Success Beyond Hard Work: Four Misconceptions to Avoid

The Price Of Success Is Everything

People look to be successful in life. The typical expectation.is that we can and will be successful because we are willing to try hard. We work from sun up to sundown and we will be successful in all that we do. Although many wish that would be true, the fact is that it is not. The price one must be willing to pay is everything. But it’s not always everything people think it is.

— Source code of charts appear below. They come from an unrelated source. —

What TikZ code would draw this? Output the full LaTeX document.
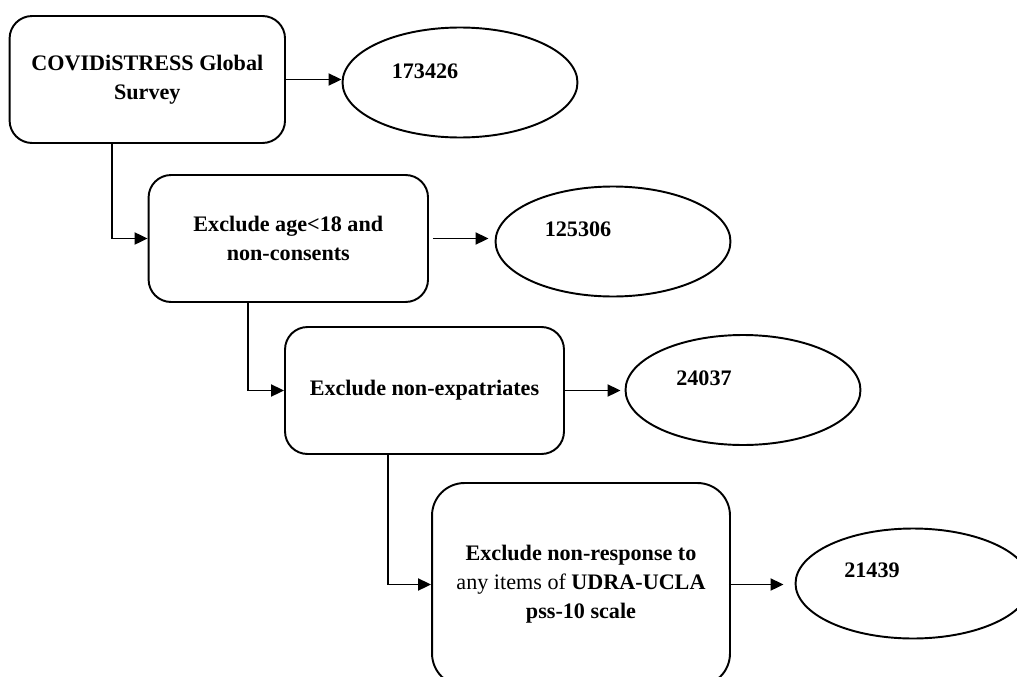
\documentclass[tikz,border=0pt]{standalone}
\usepackage{fontspec}
\setmainfont{Liberation Serif}
\usetikzlibrary{arrows.meta,shapes.geometric}
\begin{document}
\begin{tikzpicture}[
		x=0.02cm, y=-0.02cm,
		line width=1.1pt,
		every node/.style={align=center, font=\bfseries\fontsize{12.6}{16.6}\selectfont},
		stage/.style={rectangle, draw=black, rounded corners=0.45cm, minimum width=5.55cm, minimum height=2.54cm, inner sep=0pt},
		total/.style={ellipse, draw=black, minimum width=4.7cm, minimum height=2.2cm, inner sep=0pt},
		flow/.style={-{Triangle[length=0.26cm, width=0.24cm]}}
		]
		\useasboundingbox (0,0) rectangle (1017,676);
		\clip (0,0) rectangle (1017,676);
		\node[stage, minimum width=5.51cm] (survey) at (147.3,79.5) {COVIDiSTRESS Global\\Survey};
		\node[stage, minimum width=5.59cm] (agecut) at (288.3,238.5) {Exclude age<18 and\\non-consents};
		\node[stage, minimum width=5.58cm] (expat) at (424.5,390.5) {Exclude non-expatriates};
		\node[stage, minimum width=5.96cm, minimum height=4.06cm, rounded corners=0.65cm] (scale) at (581,584.5) {Exclude non-response to\\{\mdseries any items of} UDRA-UCLA\\pss-10 scale};
		\node[total] (n1) at (460,82.5) {};
		\node[total] (n2) at (613,241.5) {};
		\node[total] (n3) at (743,390) {};
		\node[total] (n4) at (913,583.5) {};
		\node (t1) at (425,71) {173426};
		\node (t2) at (578,229) {125306};
		\node (t3) at (704,378) {24037};
		\node (t4) at (872,570) {21439};
		\draw[flow] ([xshift=2.06cm]survey.south west) |- (agecut.west);
		\draw[flow] ([xshift=2.01cm]agecut.south west) |- (expat.west);
		\draw[flow] ([xshift=2.08cm]expat.south west) |- (scale.west);
		\draw[flow] (survey.east) -- (survey.east -| n1.west);
		\draw[flow, shorten <=0.08cm, shorten >=0.12cm] (agecut.east) -- (agecut.east -| n2.west);
		\draw[flow, shorten >=0.08cm] (expat.east) -- (expat.east -| n3.west);
		\draw[flow, shorten <=-0.04cm, shorten >=0.22cm] (scale.east) -- (scale.east -| n4.west);
	\end{tikzpicture}
\end{document}
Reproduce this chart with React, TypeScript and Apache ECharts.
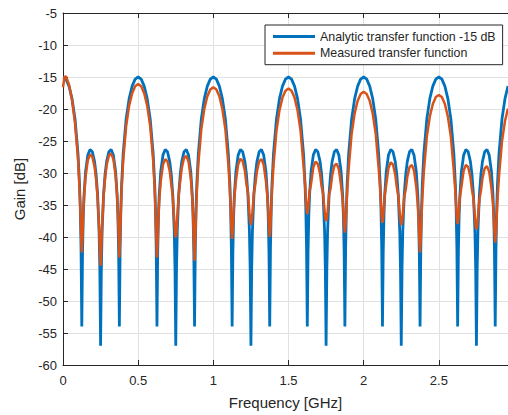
import React, { useEffect, useRef } from "react";
import * as echarts from "echarts";

// Frequency samples [GHz]
const freqGHz: number[] = [
  0, 0.01, 0.02, 0.04, 0.06, 0.08, 0.10, 0.11, 0.115, 0.12, 0.125, 0.13, 0.135, 0.14, 0.15, 0.165, 0.18, 0.195, 0.21, 0.22, 0.23, 0.24, 0.245, 0.25, 0.255, 0.26, 0.27, 0.28, 0.29, 0.305, 0.32, 0.335, 0.35, 0.36, 0.365, 0.37, 0.375, 0.38, 0.385, 0.39, 0.40, 0.42, 0.44, 0.46, 0.48,
  0.5, 0.52, 0.54, 0.56, 0.58, 0.60, 0.61, 0.615, 0.62, 0.625, 0.63, 0.635, 0.64, 0.65, 0.665, 0.68, 0.695, 0.71, 0.72, 0.73, 0.74, 0.745, 0.75, 0.755, 0.76, 0.77, 0.78, 0.79, 0.805, 0.82, 0.835, 0.85, 0.86, 0.865, 0.87, 0.875, 0.88, 0.885, 0.89, 0.90, 0.92, 0.94, 0.96, 0.98,
  1.0, 1.02, 1.04, 1.06, 1.08, 1.10, 1.11, 1.115, 1.12, 1.125, 1.13, 1.135, 1.14, 1.15, 1.165, 1.18, 1.195, 1.21, 1.22, 1.23, 1.24, 1.245, 1.25, 1.255, 1.26, 1.27, 1.28, 1.29, 1.305, 1.32, 1.335, 1.35, 1.36, 1.365, 1.37, 1.375, 1.38, 1.385, 1.39, 1.40, 1.42, 1.44, 1.46, 1.48,
  1.5, 1.52, 1.54, 1.56, 1.58, 1.60, 1.61, 1.615, 1.62, 1.625, 1.63, 1.635, 1.64, 1.65, 1.665, 1.68, 1.695, 1.71, 1.72, 1.73, 1.74, 1.745, 1.75, 1.755, 1.76, 1.77, 1.78, 1.79, 1.805, 1.82, 1.835, 1.85, 1.86, 1.865, 1.87, 1.875, 1.88, 1.885, 1.89, 1.90, 1.92, 1.94, 1.96, 1.98,
  2.0, 2.02, 2.04, 2.06, 2.08, 2.10, 2.11, 2.115, 2.12, 2.125, 2.13, 2.135, 2.14, 2.15, 2.165, 2.18, 2.195, 2.21, 2.22, 2.23, 2.24, 2.245, 2.25, 2.255, 2.26, 2.27, 2.28, 2.29, 2.305, 2.32, 2.335, 2.35, 2.36, 2.365, 2.37, 2.375, 2.38, 2.385, 2.39, 2.40, 2.42, 2.44, 2.46, 2.48,
  2.5, 2.52, 2.54, 2.56, 2.58, 2.60, 2.61, 2.615, 2.62, 2.625, 2.63, 2.635, 2.64, 2.65, 2.665, 2.68, 2.695, 2.71, 2.72, 2.73, 2.74, 2.745, 2.75, 2.755, 2.76, 2.77, 2.78, 2.79, 2.805, 2.82, 2.835, 2.85, 2.86, 2.865, 2.87, 2.875, 2.88, 2.885, 2.89, 2.90, 2.92, 2.94, 2.96,
];

// Analytic transfer function -15 dB [dB]
const analyticGain: number[] = [
  -15, -15.09, -15.34, -16.42, -18.38, -21.56, -27.04, -31.8, -35.5, -41.8, -54, -42.3, -36.6, -33.46, -29.8, -27.21, -26.33, -26.67, -28.23, -30.18, -33.3, -39.1, -45.06, -57, -45.06, -39.1, -33.3, -30.18, -28.23, -26.67, -26.33, -27.21, -29.8, -33.46, -36.6, -42.3, -54, -41.8, -35.5, -31.8, -27.04, -21.56, -18.38, -16.42, -15.34,
  -15, -15.34, -16.42, -18.38, -21.56, -27.04, -31.8, -35.5, -41.8, -54, -42.3, -36.6, -33.46, -29.8, -27.21, -26.33, -26.67, -28.23, -30.18, -33.3, -39.1, -45.06, -57, -45.06, -39.1, -33.3, -30.18, -28.23, -26.67, -26.33, -27.21, -29.8, -33.46, -36.6, -42.3, -54, -41.8, -35.5, -31.8, -27.04, -21.56, -18.38, -16.42, -15.34,
  -15, -15.34, -16.42, -18.38, -21.56, -27.04, -31.8, -35.5, -41.8, -54, -42.3, -36.6, -33.46, -29.8, -27.21, -26.33, -26.67, -28.23, -30.18, -33.3, -39.1, -45.06, -57, -45.06, -39.1, -33.3, -30.18, -28.23, -26.67, -26.33, -27.21, -29.8, -33.46, -36.6, -42.3, -54, -41.8, -35.5, -31.8, -27.04, -21.56, -18.38, -16.42, -15.34,
  -15, -15.34, -16.42, -18.38, -21.56, -27.04, -31.8, -35.5, -41.8, -54, -42.3, -36.6, -33.46, -29.8, -27.21, -26.33, -26.67, -28.23, -30.18, -33.3, -39.1, -45.06, -57, -45.06, -39.1, -33.3, -30.18, -28.23, -26.67, -26.33, -27.21, -29.8, -33.46, -36.6, -42.3, -54, -41.8, -35.5, -31.8, -27.04, -21.56, -18.38, -16.42, -15.34,
  -15, -15.34, -16.42, -18.38, -21.56, -27.04, -31.8, -35.5, -41.8, -54, -42.3, -36.6, -33.46, -29.8, -27.21, -26.33, -26.67, -28.23, -30.18, -33.3, -39.1, -45.06, -57, -45.06, -39.1, -33.3, -30.18, -28.23, -26.67, -26.33, -27.21, -29.8, -33.46, -36.6, -42.3, -54, -41.8, -35.5, -31.8, -27.04, -21.56, -18.38, -16.42, -15.34,
  -15, -15.34, -16.42, -18.38, -21.56, -27.04, -31.8, -35.5, -41.8, -54, -42.3, -36.6, -33.46, -29.8, -27.21, -26.33, -26.67, -28.23, -30.18, -33.3, -39.1, -45.06, -57, -45.06, -39.1, -33.3, -30.18, -28.23, -26.67, -26.33, -27.21, -29.8, -33.46, -36.6, -42.3, -54, -41.8, -35.5, -31.8, -27.04, -21.56, -18.38, -16.42,
];

// Measured transfer function [dB]
const measuredGain: number[] = [
  -16.6, -15.0, -14.9, -16.2, -18.6, -22.2, -27.8, -32.4, -35.6, -39.6, -42.4, -39.8, -36.35, -33.8, -30.6, -28.0, -27.1, -27.45, -29.0, -31.0, -33.8, -38.6, -42.1, -44.5, -42.0, -38.45, -33.55, -30.8, -28.8, -27.3, -26.95, -27.8, -30.4, -33.6, -36.2, -40.0, -43.2, -40.0, -35.8, -32.5, -28.14, -22.66, -19.48, -17.52, -16.44,
  -16.1, -16.44, -17.52, -19.48, -22.66, -28.14, -32.5, -35.8, -40.0, -43.2, -40.5, -36.9, -34.35, -31.3, -28.71, -27.83, -28.17, -29.73, -31.68, -33.7, -37.3, -39.2, -40.1, -39.1, -37.1, -33.3, -31.18, -29.23, -27.67, -27.33, -28.21, -30.8, -34.0, -36.65, -40.5, -43.7, -40.5, -36.3, -33.0, -28.64, -23.16, -19.98, -18.02, -16.94,
  -16.6, -16.94, -18.02, -19.98, -23.16, -28.64, -32.6, -35.4, -38.6, -40.3, -38.7, -36.0, -33.8, -31.25, -28.66, -27.78, -28.12, -29.7, -31.65, -33.15, -36.2, -37.5, -38.1, -37.5, -36.2, -33.15, -31.68, -29.73, -28.17, -27.83, -28.71, -31.3, -33.8, -35.95, -38.5, -40.0, -38.45, -35.45, -32.7, -28.84, -23.36, -20.18, -18.22, -17.14,
  -16.8, -17.14, -18.22, -20.18, -23.36, -28.84, -31.8, -33.8, -35.65, -36.4, -35.75, -34.3, -32.85, -31.7, -29.11, -28.23, -28.57, -30.13, -32.08, -33.2, -35.9, -37.0, -37.5, -37.1, -36.0, -33.4, -32.38, -30.43, -28.87, -28.53, -29.41, -32.0, -34.2, -36.0, -38.2, -39.3, -38.05, -35.5, -32.95, -29.34, -23.86, -20.68, -18.72, -17.64,
  -17.3, -17.64, -18.72, -20.68, -23.86, -29.34, -32.65, -34.8, -36.9, -37.8, -36.9, -35.2, -33.5, -31.8, -29.21, -28.33, -28.67, -30.23, -32.18, -33.5, -36.35, -37.6, -38.1, -37.6, -36.45, -33.7, -32.58, -30.63, -29.07, -28.73, -29.61, -32.2, -35.0, -37.4, -40.4, -42.4, -40.35, -36.9, -33.95, -29.84, -24.36, -21.18, -19.22, -18.14,
  -17.8, -18.14, -19.22, -21.18, -24.36, -29.84, -33.0, -35.15, -37.15, -38.0, -37.15, -35.5, -33.8, -32.2, -29.61, -28.73, -29.07, -30.63, -32.58, -34.0, -36.9, -38.25, -38.8, -38.25, -37.0, -34.1, -32.78, -30.83, -29.27, -28.93, -29.81, -32.4, -34.8, -36.95, -39.45, -40.9, -39.55, -36.85, -34.25, -30.54, -25.06, -21.88, -19.92,
];

const seriesNames = ["Analytic transfer function -15 dB", "Measured transfer function"];
const seriesColors = ["#0072BD", "#D95319"];

const AXIS = "#262626";
const GRID = "#e1e1e1";
const FONT = "'Liberation Sans', Arial, Helvetica, sans-serif";

export default function App() {
  const ref = useRef<HTMLDivElement>(null);

  useEffect(() => {
    if (!ref.current) return;
    const chart = echarts.init(ref.current, undefined, { renderer: "svg" });
    const blue = freqGHz.map((f, i) => [f, analyticGain[i]]);
    const red = freqGHz.map((f, i) => [f, measuredGain[i]]);

    chart.setOption({
      animation: false,
      backgroundColor: "#ffffff",
      textStyle: { fontFamily: FONT },
      grid: { left: 63, right: 0, top: 13, bottom: 46, containLabel: false },
      legend: {
        orient: "vertical",
        left: 265,
        top: 25,
        padding: [4.5, 7, 4.5, 8],
        itemWidth: 42,
        itemHeight: 3,
        itemGap: 2.7,
        icon: "rect",
        backgroundColor: "#ffffff",
        borderColor: AXIS,
        borderWidth: 1,
        borderRadius: 0,
        textStyle: { fontSize: 12.4, color: AXIS, lineHeight: 14, fontFamily: FONT },
        data: seriesNames,
      },
      xAxis: [
        {
          type: "value",
          min: 0,
          max: 2.96,
          interval: 0.5,
          position: "bottom",
          name: "Frequency [GHz]",
          nameLocation: "middle",
          nameGap: 30,
          nameTextStyle: { fontSize: 15, color: AXIS, fontFamily: FONT },
          axisLine: { show: true, onZero: false, lineStyle: { color: AXIS, width: 1 } },
          axisTick: { show: true, inside: true, length: 5, lineStyle: { color: AXIS } },
          axisLabel: {
            fontSize: 13,
            color: AXIS,
            margin: 9,
            showMaxLabel: false,
            fontFamily: FONT,
            formatter: (v: number) => String(v),
          },
          splitLine: { show: true, lineStyle: { color: GRID, width: 1 } },
        },
        {
          type: "value",
          min: 0,
          max: 2.96,
          interval: 0.5,
          position: "top",
          axisLine: { show: true, onZero: false, lineStyle: { color: AXIS, width: 1 } },
          axisTick: { show: true, inside: true, length: 5, lineStyle: { color: AXIS } },
          axisLabel: { show: false },
          splitLine: { show: false },
        },
      ],
      yAxis: {
        type: "value",
        min: -60,
        max: -5,
        interval: 5,
        name: "Gain [dB]",
        nameLocation: "middle",
        nameGap: 30,
        nameTextStyle: { fontSize: 15, color: AXIS, fontFamily: FONT },
        axisLine: { show: true, onZero: false, lineStyle: { color: AXIS, width: 1 } },
        axisTick: { show: true, inside: true, length: 5, lineStyle: { color: AXIS } },
        axisLabel: { fontSize: 13, color: AXIS, margin: 6, fontFamily: FONT },
        splitLine: { show: true, lineStyle: { color: GRID, width: 1 } },
      },
      series: [
        {
          name: seriesNames[0],
          type: "line",
          xAxisIndex: 0,
          data: blue,
          showSymbol: false,
          symbol: "none",
          color: seriesColors[0],
          lineStyle: { color: seriesColors[0], width: 2.8 },
          z: 2,
        },
        {
          name: seriesNames[1],
          type: "line",
          xAxisIndex: 0,
          data: red,
          showSymbol: false,
          symbol: "none",
          color: seriesColors[1],
          lineStyle: { color: seriesColors[1], width: 2.5 },
          z: 3,
        },
      ],
    });

    return () => chart.dispose();
  }, []);

  return (
    <div
      ref={ref}
      style={{ position: "absolute", left: 0, top: 0, width: 508, height: 415 }}
    />
  );
}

I have had the pleasure of being both an employee and an employer. In this capacity, you get to sit on one side of the interview desk trying to convince someone else that you are a good fit for their company. On the other hand as an employer, you get to try to assess whether someone will be a good fit for your company. Most times people focus on the resume and past performance to determine potential success. I know I have and sadly, it seldom works.

Four Common fallacies

Let me begin by sharing with you four common fallacies that result from thinking success can come through only hard work;

  1. Don’t believe that future success is measured by what you have done before. Although the past is an indication of what you have been able to do, it is not the best indication of what you will do in the future. We must gauge our future success by our present performance. What you do today with the opportunity you have before you will determine how far you go.
  2. Any time you have fallen into a slump take the time to learn more about the business you are in so that you can reinvent the way you approach it and make adjustments. Change is inevitable for future success.
  3. Impatience due to working somewhere and not experiencing immediate success does not mean you are in the profession or career. It can mean you will need time to improve yourself to function at the level you believe you are capable of.
  4. If you focus too much on your problems, you won’t see your solutions. Every problem has a way to be fixed. The key is staying focused on your result so that you can see what that solution is. Most of the inventions we use today came about because a problem existed and people worked diligently to find a solution that worked. In time they did just that.